PROVIDED DATA

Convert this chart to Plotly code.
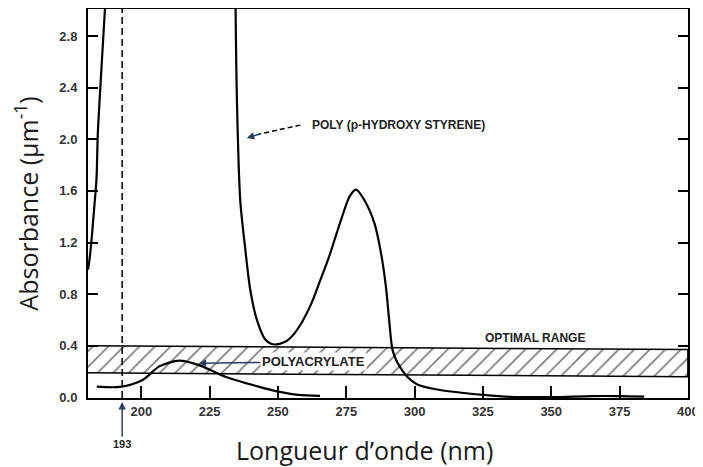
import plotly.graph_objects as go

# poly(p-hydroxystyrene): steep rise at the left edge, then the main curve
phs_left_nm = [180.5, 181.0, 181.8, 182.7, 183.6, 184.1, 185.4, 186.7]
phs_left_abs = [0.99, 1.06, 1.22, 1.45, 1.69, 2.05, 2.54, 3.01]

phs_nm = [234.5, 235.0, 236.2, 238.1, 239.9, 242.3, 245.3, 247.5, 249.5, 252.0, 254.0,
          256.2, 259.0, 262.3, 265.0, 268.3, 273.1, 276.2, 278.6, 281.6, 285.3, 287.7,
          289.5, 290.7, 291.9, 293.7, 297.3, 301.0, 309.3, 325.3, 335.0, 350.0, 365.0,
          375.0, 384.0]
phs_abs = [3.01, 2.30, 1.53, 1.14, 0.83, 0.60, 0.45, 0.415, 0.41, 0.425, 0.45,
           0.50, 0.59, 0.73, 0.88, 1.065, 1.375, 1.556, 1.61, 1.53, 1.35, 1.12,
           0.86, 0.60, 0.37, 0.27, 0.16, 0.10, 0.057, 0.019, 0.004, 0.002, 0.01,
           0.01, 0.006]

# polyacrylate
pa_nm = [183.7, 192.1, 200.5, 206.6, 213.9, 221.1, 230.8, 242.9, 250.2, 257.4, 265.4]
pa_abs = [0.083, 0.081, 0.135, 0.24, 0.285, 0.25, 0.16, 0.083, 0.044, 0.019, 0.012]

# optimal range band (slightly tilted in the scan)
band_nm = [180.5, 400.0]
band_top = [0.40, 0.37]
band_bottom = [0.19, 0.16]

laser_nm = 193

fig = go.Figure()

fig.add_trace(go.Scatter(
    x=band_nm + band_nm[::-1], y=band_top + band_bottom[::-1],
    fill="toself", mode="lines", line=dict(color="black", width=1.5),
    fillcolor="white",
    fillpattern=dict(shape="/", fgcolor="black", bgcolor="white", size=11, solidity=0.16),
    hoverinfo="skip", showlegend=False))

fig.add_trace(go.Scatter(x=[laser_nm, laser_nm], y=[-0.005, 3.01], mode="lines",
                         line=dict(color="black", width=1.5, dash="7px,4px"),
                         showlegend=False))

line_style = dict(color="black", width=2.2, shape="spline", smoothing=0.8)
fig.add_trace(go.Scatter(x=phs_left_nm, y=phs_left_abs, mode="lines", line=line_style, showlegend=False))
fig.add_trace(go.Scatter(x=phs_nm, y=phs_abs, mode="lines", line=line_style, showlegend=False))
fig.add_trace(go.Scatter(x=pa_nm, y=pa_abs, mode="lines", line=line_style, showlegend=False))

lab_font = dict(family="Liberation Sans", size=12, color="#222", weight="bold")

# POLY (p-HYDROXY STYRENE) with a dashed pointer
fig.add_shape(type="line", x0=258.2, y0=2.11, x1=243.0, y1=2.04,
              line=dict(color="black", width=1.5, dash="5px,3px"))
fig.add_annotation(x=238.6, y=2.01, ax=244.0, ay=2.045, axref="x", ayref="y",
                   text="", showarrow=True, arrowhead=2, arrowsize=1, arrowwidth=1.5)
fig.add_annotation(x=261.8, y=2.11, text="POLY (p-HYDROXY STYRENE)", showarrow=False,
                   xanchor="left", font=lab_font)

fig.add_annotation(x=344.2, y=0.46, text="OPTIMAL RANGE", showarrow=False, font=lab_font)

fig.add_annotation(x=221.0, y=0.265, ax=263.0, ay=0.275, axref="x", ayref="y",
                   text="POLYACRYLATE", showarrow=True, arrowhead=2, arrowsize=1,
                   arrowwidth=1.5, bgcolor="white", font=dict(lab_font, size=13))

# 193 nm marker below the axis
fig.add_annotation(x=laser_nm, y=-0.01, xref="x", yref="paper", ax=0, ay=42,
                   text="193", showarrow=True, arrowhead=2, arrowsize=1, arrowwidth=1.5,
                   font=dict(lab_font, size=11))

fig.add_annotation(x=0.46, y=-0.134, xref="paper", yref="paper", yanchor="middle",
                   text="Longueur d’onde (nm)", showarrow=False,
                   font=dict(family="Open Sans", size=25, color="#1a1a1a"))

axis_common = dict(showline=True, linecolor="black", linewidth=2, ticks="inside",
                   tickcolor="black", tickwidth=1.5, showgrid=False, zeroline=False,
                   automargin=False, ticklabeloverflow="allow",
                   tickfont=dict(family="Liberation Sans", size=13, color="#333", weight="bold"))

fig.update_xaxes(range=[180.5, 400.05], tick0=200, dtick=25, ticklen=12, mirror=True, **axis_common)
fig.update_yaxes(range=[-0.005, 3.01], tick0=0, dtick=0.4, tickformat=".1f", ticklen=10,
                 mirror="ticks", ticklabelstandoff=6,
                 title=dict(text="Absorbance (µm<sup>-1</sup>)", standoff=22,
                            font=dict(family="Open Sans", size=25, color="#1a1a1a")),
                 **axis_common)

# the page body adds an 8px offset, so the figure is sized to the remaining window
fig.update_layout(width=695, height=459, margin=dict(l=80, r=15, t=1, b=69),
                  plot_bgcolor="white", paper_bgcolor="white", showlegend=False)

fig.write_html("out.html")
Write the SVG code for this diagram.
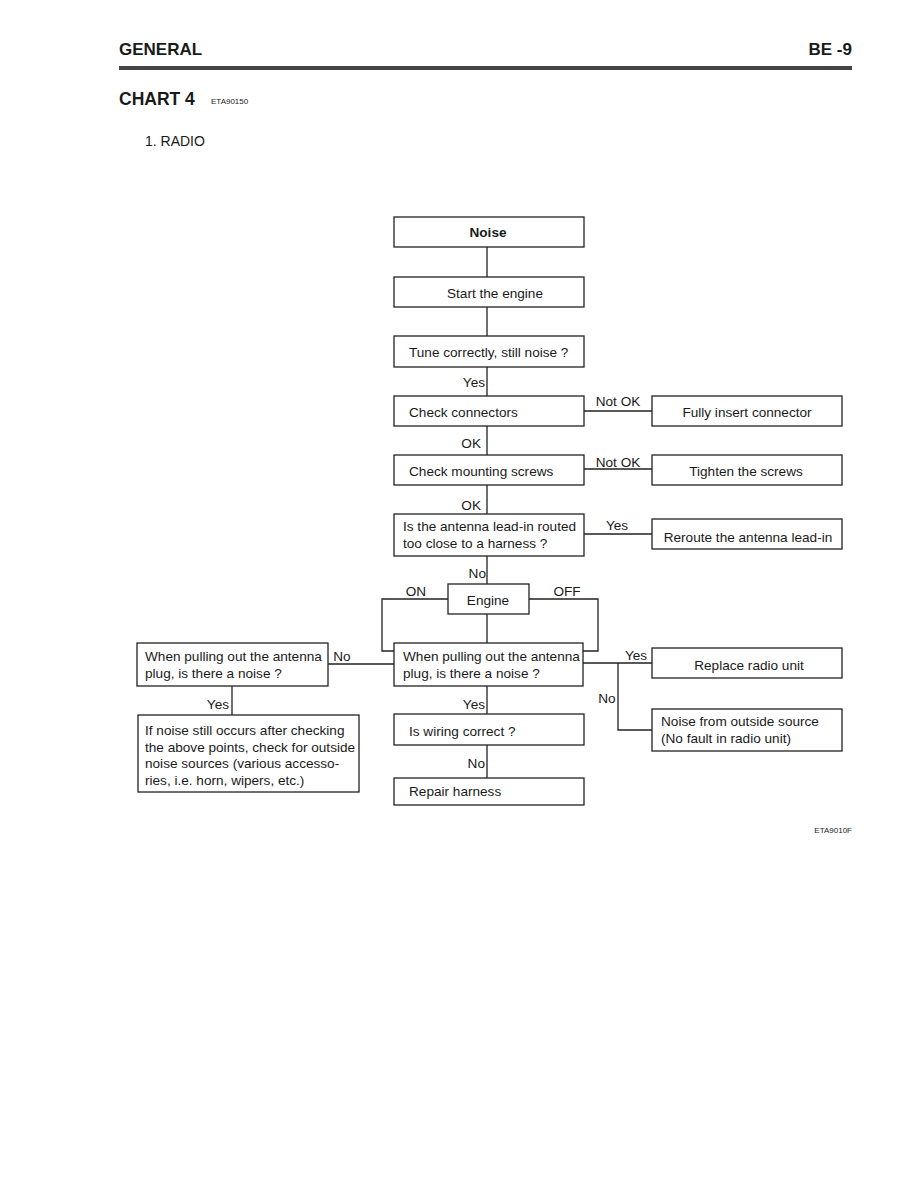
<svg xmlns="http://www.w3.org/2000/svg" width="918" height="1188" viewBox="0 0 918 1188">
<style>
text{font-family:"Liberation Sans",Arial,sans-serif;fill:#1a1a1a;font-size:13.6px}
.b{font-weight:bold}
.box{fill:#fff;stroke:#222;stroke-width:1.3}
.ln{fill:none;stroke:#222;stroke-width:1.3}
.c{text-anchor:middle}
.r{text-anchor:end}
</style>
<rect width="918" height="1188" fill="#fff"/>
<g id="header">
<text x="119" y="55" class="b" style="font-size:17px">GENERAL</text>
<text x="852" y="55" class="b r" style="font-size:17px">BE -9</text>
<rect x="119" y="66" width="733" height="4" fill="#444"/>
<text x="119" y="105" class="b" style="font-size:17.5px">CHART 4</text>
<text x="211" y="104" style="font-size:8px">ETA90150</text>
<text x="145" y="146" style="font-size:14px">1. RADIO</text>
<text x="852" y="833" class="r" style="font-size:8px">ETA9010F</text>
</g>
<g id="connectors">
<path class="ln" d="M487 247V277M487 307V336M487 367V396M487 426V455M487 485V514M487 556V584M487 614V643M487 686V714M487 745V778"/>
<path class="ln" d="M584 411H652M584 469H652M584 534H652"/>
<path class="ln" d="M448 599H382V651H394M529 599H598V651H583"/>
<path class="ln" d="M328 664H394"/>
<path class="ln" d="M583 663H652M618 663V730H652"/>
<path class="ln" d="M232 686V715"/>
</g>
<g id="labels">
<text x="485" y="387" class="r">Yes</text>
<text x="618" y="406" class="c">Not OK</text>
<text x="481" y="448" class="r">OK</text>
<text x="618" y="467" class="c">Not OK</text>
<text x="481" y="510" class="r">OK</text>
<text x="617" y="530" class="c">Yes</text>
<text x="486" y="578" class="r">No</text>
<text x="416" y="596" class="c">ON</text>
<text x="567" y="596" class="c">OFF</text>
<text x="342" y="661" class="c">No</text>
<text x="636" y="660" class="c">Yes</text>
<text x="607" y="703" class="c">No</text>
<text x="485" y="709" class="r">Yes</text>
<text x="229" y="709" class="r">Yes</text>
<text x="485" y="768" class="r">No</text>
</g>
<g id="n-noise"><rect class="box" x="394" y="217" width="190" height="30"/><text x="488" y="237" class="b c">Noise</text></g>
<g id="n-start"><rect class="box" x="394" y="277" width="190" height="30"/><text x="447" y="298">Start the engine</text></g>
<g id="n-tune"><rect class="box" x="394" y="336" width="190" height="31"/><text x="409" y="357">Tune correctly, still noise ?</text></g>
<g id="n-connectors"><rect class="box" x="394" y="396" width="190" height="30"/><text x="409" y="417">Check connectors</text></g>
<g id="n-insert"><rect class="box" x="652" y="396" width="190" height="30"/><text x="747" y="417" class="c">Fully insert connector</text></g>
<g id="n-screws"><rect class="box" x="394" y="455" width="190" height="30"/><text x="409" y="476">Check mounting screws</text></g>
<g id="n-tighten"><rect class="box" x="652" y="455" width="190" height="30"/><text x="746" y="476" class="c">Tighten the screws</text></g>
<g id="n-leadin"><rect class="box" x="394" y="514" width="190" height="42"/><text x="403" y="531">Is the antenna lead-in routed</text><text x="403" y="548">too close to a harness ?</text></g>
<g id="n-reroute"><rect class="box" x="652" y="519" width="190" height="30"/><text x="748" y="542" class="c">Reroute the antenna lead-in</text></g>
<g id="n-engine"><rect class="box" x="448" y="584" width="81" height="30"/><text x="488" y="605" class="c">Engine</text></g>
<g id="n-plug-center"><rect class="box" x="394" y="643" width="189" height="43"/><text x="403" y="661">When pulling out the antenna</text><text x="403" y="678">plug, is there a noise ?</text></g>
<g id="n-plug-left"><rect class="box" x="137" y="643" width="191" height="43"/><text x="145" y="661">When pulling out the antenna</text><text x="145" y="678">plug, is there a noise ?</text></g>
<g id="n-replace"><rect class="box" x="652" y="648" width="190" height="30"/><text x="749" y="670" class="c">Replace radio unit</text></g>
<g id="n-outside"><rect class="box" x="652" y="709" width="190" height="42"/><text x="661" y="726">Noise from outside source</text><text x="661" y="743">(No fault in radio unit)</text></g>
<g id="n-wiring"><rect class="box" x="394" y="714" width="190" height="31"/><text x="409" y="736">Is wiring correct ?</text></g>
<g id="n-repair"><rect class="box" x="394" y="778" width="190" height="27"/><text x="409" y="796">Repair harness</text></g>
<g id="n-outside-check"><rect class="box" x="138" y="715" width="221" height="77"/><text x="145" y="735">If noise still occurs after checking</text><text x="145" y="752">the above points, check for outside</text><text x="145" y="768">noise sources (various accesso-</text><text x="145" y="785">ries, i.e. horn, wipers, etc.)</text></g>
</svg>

GOAL
Please restate the material above line by line, exactly, beginning at its first line and ending with the line that contains "0.01, 0.006]", without any pictures.

RIGHT ANSWER
Convert this chart to Plotly code.
import plotly.graph_objects as go

# poly(p-hydroxystyrene): steep rise at the left edge, then the main curve
phs_left_nm = [180.5, 181.0, 181.8, 182.7, 183.6, 184.1, 185.4, 186.7]
phs_left_abs = [0.99, 1.06, 1.22, 1.45, 1.69, 2.05, 2.54, 3.01]

phs_nm = [234.5, 235.0, 236.2, 238.1, 239.9, 242.3, 245.3, 247.5, 249.5, 252.0, 254.0,
          256.2, 259.0, 262.3, 265.0, 268.3, 273.1, 276.2, 278.6, 281.6, 285.3, 287.7,
          289.5, 290.7, 291.9, 293.7, 297.3, 301.0, 309.3, 325.3, 335.0, 350.0, 365.0,
          375.0, 384.0]
phs_abs = [3.01, 2.30, 1.53, 1.14, 0.83, 0.60, 0.45, 0.415, 0.41, 0.425, 0.45,
           0.50, 0.59, 0.73, 0.88, 1.065, 1.375, 1.556, 1.61, 1.53, 1.35, 1.12,
           0.86, 0.60, 0.37, 0.27, 0.16, 0.10, 0.057, 0.019, 0.004, 0.002, 0.01,
           0.01, 0.006]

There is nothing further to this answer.